■ TASK BRIEF: Review the material line by line. Identify and copy every line that contains the string "code".
* BEGIN DATASET *
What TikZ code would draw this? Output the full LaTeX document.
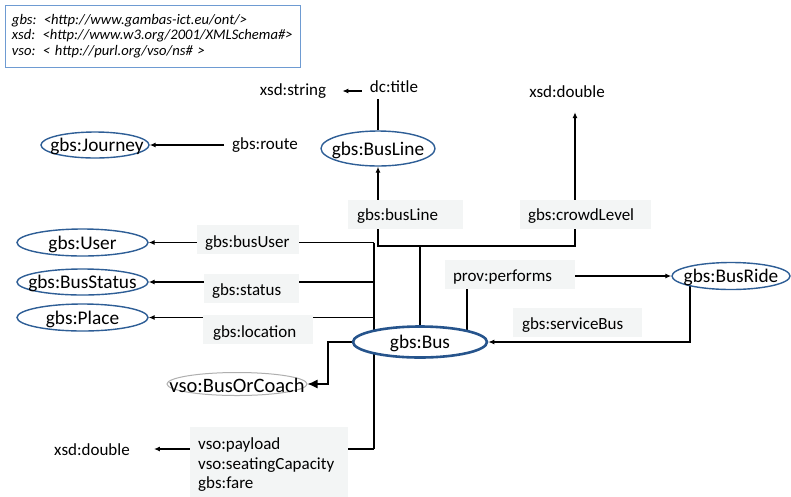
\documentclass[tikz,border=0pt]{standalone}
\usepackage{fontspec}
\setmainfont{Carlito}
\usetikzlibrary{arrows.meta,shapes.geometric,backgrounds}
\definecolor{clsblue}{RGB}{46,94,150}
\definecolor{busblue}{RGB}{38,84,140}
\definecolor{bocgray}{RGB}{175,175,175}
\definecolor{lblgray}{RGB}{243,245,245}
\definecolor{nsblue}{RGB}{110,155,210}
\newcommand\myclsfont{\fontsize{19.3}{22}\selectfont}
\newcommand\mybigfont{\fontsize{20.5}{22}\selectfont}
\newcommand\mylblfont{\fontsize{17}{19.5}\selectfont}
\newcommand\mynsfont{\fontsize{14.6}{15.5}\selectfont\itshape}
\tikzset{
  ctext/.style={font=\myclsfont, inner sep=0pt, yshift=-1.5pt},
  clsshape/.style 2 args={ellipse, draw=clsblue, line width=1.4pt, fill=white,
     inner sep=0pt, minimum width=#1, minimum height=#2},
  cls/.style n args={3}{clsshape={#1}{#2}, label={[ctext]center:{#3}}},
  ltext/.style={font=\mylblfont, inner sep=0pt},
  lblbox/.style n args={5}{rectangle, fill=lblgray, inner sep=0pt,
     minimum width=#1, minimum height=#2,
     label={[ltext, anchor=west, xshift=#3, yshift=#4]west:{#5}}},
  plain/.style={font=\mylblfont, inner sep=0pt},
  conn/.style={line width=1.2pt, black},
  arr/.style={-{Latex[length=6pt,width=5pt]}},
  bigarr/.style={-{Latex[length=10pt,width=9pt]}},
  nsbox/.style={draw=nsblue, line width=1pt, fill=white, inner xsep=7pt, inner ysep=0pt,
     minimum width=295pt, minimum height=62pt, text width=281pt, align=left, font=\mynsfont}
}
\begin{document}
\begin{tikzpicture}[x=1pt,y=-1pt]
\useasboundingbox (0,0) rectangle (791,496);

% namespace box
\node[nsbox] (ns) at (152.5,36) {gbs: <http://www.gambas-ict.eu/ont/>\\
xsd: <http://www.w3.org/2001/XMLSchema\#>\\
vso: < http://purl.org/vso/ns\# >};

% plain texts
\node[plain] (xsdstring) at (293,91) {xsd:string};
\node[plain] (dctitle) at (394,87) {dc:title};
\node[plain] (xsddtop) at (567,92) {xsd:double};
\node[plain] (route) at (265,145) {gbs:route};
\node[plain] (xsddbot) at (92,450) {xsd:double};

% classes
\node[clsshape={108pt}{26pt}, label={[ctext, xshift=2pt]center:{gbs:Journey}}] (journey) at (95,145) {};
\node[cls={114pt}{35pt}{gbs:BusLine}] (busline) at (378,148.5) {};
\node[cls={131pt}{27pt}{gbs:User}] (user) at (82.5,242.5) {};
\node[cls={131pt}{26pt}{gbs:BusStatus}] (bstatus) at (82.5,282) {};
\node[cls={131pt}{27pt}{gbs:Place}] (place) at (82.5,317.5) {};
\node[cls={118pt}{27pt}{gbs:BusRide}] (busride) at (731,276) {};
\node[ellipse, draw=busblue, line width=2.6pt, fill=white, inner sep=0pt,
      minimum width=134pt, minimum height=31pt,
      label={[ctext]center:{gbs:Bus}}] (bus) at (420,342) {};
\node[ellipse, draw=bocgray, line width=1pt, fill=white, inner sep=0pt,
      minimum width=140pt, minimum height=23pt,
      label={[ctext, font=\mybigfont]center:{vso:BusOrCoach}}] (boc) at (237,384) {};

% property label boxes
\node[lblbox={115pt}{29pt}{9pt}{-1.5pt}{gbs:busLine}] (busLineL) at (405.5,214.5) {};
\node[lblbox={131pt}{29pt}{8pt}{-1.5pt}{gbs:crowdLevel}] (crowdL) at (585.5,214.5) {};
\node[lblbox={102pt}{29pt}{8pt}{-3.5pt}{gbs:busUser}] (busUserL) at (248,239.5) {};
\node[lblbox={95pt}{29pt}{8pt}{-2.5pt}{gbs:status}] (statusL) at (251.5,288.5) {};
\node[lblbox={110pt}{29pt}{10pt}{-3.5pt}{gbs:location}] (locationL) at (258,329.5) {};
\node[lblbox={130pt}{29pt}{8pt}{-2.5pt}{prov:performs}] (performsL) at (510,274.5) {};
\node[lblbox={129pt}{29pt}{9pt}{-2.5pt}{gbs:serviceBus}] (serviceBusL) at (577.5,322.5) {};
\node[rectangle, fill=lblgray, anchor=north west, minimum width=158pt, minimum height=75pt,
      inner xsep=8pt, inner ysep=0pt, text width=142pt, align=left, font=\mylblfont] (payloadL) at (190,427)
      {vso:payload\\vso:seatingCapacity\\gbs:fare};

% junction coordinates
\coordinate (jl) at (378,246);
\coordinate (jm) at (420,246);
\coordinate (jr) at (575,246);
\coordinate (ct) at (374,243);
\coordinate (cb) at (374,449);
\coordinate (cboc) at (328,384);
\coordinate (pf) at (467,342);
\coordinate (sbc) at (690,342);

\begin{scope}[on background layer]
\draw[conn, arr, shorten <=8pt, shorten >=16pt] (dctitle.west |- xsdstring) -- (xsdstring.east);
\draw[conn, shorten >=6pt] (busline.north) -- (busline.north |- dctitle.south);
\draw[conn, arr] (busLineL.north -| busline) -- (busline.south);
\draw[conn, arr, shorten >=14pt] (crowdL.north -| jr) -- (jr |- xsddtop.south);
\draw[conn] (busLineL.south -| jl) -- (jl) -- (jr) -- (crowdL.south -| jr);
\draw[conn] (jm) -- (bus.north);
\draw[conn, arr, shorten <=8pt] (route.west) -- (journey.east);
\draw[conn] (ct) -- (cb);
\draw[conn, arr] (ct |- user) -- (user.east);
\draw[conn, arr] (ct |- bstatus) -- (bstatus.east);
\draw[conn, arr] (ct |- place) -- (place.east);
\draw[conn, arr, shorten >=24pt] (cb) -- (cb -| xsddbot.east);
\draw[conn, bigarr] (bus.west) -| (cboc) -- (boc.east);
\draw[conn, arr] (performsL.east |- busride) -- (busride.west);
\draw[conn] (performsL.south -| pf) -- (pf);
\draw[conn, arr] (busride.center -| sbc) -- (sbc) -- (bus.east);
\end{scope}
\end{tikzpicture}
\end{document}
* END DATASET *
* BEGIN DATASET *
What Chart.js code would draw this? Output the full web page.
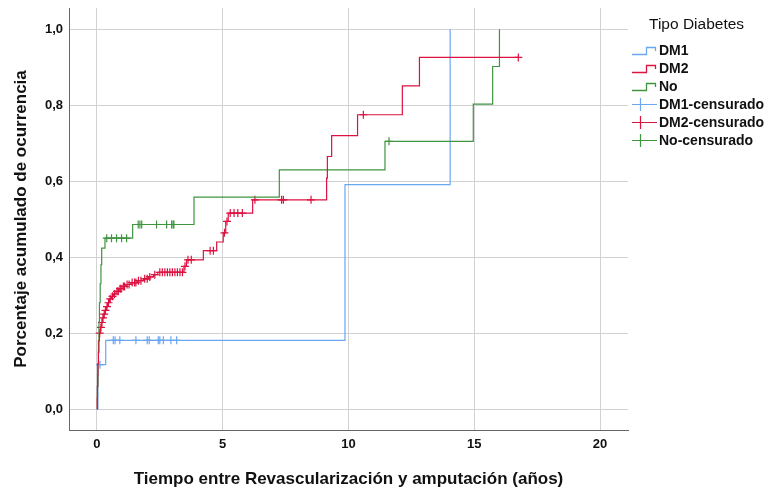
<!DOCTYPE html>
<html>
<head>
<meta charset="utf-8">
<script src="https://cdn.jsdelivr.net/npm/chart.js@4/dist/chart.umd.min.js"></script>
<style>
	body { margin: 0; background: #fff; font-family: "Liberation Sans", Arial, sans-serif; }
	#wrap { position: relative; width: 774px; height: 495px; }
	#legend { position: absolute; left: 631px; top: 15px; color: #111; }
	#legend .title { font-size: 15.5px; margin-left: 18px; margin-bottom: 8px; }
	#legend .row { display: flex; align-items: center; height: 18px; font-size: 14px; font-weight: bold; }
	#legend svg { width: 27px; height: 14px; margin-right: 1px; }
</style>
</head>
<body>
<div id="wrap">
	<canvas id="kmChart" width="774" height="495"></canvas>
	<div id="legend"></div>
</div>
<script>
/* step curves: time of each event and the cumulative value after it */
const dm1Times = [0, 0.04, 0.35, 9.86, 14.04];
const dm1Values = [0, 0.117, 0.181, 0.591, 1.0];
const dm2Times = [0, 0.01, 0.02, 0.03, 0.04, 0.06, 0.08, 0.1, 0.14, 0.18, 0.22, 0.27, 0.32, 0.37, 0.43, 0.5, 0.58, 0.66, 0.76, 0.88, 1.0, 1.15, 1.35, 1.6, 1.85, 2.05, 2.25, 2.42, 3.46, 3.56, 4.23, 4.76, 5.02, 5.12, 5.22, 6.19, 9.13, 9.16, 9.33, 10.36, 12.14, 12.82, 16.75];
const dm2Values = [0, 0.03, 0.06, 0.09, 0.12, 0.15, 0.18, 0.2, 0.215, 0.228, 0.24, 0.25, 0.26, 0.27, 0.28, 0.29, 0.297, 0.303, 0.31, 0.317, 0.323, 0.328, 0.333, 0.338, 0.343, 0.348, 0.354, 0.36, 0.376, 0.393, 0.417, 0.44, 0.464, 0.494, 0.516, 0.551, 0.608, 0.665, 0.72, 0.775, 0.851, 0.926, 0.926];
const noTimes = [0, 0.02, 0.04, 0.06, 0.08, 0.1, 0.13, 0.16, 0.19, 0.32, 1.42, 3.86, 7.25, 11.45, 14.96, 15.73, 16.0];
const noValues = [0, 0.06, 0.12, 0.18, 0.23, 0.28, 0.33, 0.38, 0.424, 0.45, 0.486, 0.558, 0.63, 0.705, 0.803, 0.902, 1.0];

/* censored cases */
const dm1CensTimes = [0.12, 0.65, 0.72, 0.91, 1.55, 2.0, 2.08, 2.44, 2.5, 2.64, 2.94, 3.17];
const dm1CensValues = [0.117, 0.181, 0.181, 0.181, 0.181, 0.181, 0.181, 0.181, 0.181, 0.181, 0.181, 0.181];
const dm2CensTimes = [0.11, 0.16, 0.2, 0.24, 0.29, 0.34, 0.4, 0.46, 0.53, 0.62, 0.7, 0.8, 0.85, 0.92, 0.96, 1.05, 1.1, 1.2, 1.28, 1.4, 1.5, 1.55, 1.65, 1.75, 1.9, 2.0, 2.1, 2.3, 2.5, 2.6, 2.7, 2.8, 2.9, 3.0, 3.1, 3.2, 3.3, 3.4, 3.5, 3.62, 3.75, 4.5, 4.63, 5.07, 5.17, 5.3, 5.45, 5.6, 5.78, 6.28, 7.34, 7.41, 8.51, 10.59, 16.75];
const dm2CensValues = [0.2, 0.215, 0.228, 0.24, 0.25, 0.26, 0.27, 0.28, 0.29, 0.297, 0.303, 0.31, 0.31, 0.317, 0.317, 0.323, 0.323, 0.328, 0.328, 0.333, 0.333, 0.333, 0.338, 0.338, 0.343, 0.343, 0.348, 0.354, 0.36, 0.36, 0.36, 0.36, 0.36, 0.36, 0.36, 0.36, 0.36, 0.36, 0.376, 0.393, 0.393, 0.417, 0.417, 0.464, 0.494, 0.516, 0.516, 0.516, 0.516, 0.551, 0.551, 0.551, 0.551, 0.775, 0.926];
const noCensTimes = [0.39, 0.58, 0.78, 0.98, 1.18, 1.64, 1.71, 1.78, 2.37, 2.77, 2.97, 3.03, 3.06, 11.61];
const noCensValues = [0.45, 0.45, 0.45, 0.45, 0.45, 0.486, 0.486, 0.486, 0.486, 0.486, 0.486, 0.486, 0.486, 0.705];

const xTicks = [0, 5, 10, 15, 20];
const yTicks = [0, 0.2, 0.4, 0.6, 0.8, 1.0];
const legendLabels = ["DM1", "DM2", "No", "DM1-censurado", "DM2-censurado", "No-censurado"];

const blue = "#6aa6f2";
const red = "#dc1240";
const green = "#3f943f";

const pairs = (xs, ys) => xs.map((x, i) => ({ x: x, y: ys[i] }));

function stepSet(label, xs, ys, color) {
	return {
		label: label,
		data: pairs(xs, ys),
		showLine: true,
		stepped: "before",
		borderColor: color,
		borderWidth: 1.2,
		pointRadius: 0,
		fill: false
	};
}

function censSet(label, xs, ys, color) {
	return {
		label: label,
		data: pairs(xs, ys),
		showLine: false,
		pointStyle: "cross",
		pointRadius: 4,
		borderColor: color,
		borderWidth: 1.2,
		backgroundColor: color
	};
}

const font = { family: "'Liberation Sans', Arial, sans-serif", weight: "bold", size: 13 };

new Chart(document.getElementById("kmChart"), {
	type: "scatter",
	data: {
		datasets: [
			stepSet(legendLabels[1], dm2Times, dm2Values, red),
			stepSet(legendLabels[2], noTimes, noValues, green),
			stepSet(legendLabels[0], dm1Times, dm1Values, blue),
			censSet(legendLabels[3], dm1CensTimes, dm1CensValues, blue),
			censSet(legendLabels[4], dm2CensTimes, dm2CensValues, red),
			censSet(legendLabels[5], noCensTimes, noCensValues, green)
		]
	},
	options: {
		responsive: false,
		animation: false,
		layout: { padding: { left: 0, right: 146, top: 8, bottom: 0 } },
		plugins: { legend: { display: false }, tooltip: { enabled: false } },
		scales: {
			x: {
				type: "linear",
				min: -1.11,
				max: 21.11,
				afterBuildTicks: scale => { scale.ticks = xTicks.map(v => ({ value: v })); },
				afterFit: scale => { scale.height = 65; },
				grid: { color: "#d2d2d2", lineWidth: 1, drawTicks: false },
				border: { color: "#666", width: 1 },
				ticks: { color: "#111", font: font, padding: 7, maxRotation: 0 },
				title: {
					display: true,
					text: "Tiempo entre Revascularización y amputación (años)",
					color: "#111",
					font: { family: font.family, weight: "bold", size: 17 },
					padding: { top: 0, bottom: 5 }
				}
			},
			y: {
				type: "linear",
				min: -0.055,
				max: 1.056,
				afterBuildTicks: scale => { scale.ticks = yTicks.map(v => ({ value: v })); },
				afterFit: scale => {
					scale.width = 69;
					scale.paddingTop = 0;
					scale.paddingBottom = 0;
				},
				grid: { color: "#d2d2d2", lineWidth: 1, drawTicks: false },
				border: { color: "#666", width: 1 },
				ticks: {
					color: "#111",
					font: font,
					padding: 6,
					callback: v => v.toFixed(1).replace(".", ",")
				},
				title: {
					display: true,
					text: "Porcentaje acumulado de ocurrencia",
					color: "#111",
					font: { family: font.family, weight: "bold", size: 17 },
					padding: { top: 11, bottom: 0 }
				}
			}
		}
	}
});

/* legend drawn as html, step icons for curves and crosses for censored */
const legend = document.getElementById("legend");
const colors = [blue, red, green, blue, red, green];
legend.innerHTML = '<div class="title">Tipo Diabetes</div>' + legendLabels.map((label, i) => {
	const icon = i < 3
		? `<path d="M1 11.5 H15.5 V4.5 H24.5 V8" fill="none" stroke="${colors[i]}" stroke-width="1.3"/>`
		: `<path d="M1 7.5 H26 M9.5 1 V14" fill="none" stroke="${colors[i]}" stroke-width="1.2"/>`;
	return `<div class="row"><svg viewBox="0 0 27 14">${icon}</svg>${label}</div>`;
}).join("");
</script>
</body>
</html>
* END DATASET *
■ SOLUTION FOR THIS PROBLEM:
What TikZ code would draw this? Output the full LaTeX document.
What Chart.js code would draw this? Output the full web page.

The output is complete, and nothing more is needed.